--- DO THIS ---
Copy exactly the block of lines between the one containing "Recreate this image as a Python" and the one containing "plt.rcParams['font.family'] = ['Liberation", inclusive.

#### DATASET ROWS

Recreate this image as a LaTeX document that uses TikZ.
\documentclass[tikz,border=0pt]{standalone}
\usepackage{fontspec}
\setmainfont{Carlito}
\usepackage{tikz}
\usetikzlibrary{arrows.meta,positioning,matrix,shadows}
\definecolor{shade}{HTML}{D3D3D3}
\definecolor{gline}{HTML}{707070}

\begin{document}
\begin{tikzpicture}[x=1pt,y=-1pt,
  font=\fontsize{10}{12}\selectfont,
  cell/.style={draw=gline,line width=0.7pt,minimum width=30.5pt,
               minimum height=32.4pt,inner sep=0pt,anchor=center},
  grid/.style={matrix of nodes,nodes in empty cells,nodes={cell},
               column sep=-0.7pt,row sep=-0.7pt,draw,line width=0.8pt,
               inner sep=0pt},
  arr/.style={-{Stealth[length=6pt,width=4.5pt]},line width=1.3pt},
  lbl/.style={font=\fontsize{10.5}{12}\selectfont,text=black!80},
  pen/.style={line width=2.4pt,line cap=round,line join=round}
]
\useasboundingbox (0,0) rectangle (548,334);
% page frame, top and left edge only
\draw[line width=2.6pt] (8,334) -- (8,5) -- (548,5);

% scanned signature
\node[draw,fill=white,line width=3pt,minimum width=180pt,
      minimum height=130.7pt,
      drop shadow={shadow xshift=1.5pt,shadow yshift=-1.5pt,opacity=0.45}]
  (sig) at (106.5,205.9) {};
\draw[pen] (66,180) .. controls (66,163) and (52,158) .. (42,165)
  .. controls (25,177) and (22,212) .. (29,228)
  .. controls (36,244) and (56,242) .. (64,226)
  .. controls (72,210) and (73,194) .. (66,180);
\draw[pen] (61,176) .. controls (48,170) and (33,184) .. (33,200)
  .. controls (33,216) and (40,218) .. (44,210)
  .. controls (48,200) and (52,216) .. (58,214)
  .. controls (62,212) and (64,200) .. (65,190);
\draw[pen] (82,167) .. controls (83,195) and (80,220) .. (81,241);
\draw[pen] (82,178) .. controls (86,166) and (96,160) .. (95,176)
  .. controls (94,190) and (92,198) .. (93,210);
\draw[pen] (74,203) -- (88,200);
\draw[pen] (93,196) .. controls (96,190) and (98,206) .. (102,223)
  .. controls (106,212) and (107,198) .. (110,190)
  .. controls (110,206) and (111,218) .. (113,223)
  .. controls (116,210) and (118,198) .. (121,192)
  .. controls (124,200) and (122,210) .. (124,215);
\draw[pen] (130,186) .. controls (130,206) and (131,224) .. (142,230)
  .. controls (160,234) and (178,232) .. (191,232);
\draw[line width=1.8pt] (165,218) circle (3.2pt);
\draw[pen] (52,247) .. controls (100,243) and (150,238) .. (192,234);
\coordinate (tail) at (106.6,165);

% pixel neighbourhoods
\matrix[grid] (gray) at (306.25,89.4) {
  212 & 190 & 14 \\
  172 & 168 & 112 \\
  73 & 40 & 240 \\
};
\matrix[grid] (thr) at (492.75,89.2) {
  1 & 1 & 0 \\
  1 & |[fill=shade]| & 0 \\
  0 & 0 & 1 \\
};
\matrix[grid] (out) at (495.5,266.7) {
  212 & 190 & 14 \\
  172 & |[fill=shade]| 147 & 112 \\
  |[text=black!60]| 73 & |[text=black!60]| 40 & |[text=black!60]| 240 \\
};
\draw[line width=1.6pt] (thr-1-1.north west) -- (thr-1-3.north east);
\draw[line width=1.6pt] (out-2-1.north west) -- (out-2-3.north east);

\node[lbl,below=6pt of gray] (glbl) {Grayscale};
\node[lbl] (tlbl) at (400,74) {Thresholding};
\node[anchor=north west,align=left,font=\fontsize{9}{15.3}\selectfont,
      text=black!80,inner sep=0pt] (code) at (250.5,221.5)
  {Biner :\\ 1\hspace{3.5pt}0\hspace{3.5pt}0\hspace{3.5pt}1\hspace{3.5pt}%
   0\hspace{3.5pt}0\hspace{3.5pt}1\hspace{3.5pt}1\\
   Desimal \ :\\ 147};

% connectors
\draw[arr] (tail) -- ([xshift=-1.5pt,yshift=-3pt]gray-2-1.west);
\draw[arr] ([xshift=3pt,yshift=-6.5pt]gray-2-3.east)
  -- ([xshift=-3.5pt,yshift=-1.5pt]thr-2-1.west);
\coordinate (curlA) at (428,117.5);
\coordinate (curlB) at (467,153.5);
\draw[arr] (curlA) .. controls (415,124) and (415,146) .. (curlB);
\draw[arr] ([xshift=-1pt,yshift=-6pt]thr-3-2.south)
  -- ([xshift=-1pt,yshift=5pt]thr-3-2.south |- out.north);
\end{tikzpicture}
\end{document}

########
#### DATASET ROWS

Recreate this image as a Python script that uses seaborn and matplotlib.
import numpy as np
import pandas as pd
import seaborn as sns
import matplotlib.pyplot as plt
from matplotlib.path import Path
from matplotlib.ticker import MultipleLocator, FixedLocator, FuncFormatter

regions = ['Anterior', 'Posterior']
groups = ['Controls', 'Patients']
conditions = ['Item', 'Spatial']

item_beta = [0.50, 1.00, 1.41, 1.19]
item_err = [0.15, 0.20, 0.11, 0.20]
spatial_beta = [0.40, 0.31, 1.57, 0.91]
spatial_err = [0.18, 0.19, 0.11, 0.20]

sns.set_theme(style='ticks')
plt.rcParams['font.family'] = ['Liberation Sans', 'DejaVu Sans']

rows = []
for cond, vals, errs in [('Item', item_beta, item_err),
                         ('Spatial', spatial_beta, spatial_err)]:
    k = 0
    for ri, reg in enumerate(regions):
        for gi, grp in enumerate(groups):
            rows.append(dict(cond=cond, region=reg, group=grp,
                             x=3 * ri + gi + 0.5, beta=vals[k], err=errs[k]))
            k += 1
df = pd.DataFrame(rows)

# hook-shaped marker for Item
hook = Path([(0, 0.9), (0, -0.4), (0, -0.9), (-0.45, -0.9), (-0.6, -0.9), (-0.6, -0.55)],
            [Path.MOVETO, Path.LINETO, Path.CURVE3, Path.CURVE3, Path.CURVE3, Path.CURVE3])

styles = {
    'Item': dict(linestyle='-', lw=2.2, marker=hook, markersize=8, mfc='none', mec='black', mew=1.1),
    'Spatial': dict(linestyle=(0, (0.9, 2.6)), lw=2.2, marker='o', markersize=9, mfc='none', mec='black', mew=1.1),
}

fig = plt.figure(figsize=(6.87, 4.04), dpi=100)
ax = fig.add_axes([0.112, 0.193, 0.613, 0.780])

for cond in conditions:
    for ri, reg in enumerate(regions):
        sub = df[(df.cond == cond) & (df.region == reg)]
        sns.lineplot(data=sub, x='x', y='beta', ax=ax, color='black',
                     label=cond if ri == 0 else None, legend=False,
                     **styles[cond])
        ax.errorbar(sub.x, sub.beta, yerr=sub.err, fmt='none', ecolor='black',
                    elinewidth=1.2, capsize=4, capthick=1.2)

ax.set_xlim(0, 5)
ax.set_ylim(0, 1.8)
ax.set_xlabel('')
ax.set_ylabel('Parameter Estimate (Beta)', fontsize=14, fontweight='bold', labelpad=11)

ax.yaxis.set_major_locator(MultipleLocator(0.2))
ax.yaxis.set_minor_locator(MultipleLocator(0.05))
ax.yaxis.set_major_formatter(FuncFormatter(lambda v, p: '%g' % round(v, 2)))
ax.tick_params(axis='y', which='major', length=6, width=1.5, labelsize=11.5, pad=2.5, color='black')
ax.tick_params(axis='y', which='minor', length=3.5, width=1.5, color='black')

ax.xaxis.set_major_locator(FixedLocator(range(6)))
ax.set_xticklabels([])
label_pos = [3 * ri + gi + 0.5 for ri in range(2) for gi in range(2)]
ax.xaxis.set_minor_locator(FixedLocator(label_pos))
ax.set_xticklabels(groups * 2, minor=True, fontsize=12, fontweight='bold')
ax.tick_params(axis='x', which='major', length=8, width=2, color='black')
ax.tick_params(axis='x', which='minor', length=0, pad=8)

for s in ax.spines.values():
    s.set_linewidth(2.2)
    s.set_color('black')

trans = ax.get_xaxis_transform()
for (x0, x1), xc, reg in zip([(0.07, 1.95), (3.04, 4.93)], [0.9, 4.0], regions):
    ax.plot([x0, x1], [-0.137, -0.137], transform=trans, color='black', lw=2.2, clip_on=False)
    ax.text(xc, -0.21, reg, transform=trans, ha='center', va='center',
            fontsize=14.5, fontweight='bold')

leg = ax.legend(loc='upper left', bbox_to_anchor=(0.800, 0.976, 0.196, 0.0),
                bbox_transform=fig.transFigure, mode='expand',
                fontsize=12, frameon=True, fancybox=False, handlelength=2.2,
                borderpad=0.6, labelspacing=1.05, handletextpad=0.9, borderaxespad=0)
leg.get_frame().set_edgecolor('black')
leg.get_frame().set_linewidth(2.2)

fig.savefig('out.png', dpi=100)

########
#### DATASET ROWS

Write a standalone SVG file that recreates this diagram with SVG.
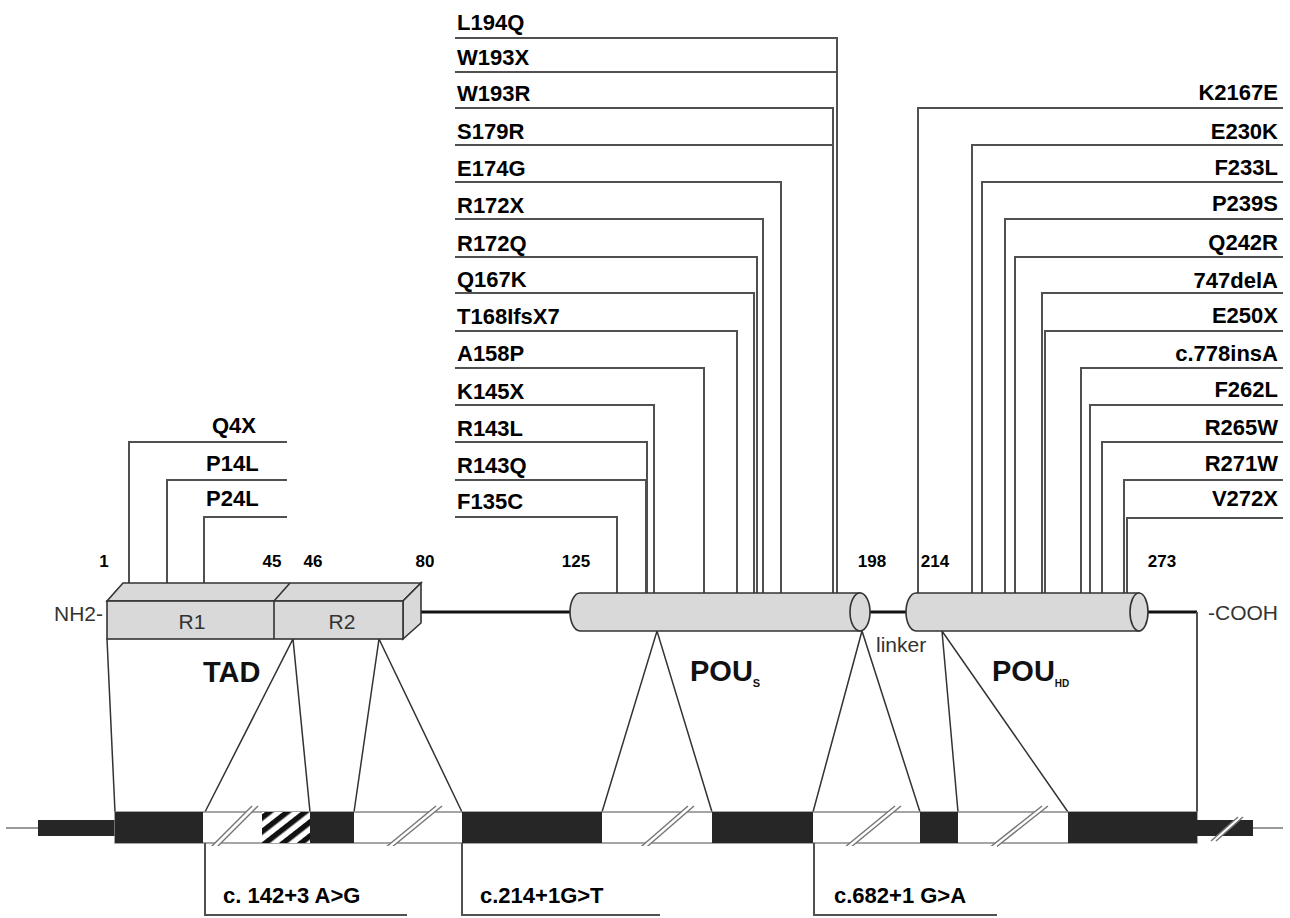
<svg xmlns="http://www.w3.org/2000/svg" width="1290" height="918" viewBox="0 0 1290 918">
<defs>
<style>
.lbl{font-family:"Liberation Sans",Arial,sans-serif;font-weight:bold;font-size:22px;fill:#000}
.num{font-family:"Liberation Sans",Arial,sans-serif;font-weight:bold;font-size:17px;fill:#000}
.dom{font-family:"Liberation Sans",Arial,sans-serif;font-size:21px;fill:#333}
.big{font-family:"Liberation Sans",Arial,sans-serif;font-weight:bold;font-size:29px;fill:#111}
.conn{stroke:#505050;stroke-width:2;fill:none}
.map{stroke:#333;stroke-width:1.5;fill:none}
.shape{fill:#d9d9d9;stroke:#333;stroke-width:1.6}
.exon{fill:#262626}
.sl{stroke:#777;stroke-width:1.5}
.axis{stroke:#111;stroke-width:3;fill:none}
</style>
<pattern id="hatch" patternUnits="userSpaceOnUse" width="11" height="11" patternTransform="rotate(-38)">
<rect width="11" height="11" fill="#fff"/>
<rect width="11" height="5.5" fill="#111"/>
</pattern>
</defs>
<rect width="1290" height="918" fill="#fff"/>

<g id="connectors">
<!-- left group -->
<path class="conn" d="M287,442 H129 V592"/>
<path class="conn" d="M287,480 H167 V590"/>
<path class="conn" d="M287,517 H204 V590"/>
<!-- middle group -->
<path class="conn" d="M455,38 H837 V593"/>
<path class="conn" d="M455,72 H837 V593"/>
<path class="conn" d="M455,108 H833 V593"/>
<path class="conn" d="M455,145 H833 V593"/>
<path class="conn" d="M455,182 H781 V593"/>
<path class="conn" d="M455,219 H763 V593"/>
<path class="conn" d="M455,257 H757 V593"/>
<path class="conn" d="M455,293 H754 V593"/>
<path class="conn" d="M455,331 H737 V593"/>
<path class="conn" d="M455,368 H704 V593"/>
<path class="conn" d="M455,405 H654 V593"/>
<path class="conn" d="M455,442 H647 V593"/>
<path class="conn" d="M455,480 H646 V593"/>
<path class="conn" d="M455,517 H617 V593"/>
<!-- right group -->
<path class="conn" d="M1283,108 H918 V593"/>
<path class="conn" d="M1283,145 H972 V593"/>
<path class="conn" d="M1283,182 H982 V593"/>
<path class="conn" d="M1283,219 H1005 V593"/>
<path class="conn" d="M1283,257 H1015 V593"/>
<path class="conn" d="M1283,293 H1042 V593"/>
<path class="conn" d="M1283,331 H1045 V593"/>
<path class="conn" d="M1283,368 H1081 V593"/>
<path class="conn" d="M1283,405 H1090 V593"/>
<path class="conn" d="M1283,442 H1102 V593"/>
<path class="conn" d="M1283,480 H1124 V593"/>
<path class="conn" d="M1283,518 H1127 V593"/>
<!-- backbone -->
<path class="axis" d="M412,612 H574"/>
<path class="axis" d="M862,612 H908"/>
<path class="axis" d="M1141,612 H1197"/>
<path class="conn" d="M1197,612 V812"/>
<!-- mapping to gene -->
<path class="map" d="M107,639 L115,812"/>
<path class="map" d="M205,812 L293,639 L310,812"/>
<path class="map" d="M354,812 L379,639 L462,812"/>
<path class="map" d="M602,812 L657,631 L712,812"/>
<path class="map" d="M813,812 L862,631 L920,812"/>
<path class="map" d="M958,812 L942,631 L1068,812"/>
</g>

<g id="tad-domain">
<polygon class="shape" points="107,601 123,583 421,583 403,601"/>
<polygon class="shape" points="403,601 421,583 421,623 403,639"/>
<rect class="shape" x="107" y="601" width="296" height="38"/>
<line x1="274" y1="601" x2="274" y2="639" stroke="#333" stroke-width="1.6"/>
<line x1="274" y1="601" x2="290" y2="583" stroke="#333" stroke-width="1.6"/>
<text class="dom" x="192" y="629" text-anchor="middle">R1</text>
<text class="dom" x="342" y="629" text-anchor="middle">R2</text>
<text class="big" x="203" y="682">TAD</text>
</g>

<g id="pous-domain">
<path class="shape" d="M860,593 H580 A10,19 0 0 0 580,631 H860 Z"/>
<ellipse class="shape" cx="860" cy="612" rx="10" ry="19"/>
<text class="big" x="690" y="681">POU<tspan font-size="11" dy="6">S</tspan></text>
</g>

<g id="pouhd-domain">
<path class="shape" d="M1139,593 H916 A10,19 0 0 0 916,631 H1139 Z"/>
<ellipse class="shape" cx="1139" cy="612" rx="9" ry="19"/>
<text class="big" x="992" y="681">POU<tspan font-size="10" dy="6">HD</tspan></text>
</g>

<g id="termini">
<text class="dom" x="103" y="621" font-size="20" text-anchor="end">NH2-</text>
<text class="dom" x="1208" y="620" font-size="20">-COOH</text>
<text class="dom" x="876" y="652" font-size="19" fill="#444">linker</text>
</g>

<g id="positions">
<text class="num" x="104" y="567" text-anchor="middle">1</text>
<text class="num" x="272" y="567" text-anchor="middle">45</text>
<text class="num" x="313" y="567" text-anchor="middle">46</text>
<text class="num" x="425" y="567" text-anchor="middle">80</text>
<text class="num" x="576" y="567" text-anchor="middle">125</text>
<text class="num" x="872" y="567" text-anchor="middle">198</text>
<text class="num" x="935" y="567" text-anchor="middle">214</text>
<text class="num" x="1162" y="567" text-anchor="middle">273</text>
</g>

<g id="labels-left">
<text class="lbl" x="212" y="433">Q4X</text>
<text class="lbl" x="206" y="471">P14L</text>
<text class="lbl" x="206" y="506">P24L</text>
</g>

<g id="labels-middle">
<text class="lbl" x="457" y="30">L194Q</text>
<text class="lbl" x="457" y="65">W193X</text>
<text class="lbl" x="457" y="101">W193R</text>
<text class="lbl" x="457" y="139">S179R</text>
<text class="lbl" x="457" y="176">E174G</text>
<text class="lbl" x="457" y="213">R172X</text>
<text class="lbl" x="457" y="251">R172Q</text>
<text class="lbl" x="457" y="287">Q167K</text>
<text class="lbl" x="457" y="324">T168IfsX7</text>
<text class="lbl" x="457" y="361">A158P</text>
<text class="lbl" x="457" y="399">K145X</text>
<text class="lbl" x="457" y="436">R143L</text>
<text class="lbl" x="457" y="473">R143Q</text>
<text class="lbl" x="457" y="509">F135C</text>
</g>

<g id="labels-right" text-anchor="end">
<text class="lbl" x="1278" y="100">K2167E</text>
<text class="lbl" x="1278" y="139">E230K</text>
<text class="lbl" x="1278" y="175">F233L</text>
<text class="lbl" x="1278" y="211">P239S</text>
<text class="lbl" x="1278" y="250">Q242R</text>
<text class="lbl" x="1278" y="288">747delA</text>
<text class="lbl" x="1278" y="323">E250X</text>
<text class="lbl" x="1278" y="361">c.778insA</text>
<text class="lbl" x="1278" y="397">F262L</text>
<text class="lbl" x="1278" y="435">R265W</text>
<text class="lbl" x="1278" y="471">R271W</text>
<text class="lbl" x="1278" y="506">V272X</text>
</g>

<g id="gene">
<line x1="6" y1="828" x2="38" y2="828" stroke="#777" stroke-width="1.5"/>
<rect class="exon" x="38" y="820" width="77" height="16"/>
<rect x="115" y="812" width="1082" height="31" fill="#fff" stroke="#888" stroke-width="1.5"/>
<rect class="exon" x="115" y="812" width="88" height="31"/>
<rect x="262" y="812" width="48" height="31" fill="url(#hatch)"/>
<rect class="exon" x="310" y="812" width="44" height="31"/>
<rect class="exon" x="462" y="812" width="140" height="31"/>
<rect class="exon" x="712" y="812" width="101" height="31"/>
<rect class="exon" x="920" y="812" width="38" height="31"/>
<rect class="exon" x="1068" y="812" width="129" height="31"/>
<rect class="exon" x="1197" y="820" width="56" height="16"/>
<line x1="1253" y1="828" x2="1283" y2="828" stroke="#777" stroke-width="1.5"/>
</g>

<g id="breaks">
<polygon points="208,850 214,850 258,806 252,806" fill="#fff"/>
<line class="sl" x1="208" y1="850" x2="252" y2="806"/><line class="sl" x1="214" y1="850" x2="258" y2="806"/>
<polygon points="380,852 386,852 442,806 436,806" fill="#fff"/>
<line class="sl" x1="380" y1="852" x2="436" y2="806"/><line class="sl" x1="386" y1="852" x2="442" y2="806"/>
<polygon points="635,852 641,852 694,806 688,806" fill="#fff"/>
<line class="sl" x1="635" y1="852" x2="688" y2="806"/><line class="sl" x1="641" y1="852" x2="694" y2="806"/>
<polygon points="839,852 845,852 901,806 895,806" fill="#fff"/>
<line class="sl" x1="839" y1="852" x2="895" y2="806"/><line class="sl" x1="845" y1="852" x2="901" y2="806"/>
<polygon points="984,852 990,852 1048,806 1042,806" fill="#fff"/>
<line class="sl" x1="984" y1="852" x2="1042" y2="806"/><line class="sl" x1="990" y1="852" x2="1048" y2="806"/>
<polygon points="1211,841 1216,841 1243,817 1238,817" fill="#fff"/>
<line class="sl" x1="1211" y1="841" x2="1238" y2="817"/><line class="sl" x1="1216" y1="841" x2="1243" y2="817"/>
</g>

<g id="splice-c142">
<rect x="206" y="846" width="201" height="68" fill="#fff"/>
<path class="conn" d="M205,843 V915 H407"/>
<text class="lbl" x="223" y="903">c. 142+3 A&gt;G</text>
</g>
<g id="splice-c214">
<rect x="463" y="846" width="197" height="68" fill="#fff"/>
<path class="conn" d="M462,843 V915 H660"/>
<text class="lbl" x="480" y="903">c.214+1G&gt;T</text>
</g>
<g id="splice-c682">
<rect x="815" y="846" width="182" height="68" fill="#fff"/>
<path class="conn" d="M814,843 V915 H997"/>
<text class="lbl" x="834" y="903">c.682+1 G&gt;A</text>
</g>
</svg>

########

--- COMPLETE RESPONSE ---
Recreate this image as a Python script that uses seaborn and matplotlib.
import numpy as np
import pandas as pd
import seaborn as sns
import matplotlib.pyplot as plt
from matplotlib.path import Path
from matplotlib.ticker import MultipleLocator, FixedLocator, FuncFormatter

regions = ['Anterior', 'Posterior']
groups = ['Controls', 'Patients']
conditions = ['Item', 'Spatial']

item_beta = [0.50, 1.00, 1.41, 1.19]
item_err = [0.15, 0.20, 0.11, 0.20]
spatial_beta = [0.40, 0.31, 1.57, 0.91]
spatial_err = [0.18, 0.19, 0.11, 0.20]

sns.set_theme(style='ticks')
plt.rcParams['font.family'] = ['Liberation Sans', 'DejaVu Sans']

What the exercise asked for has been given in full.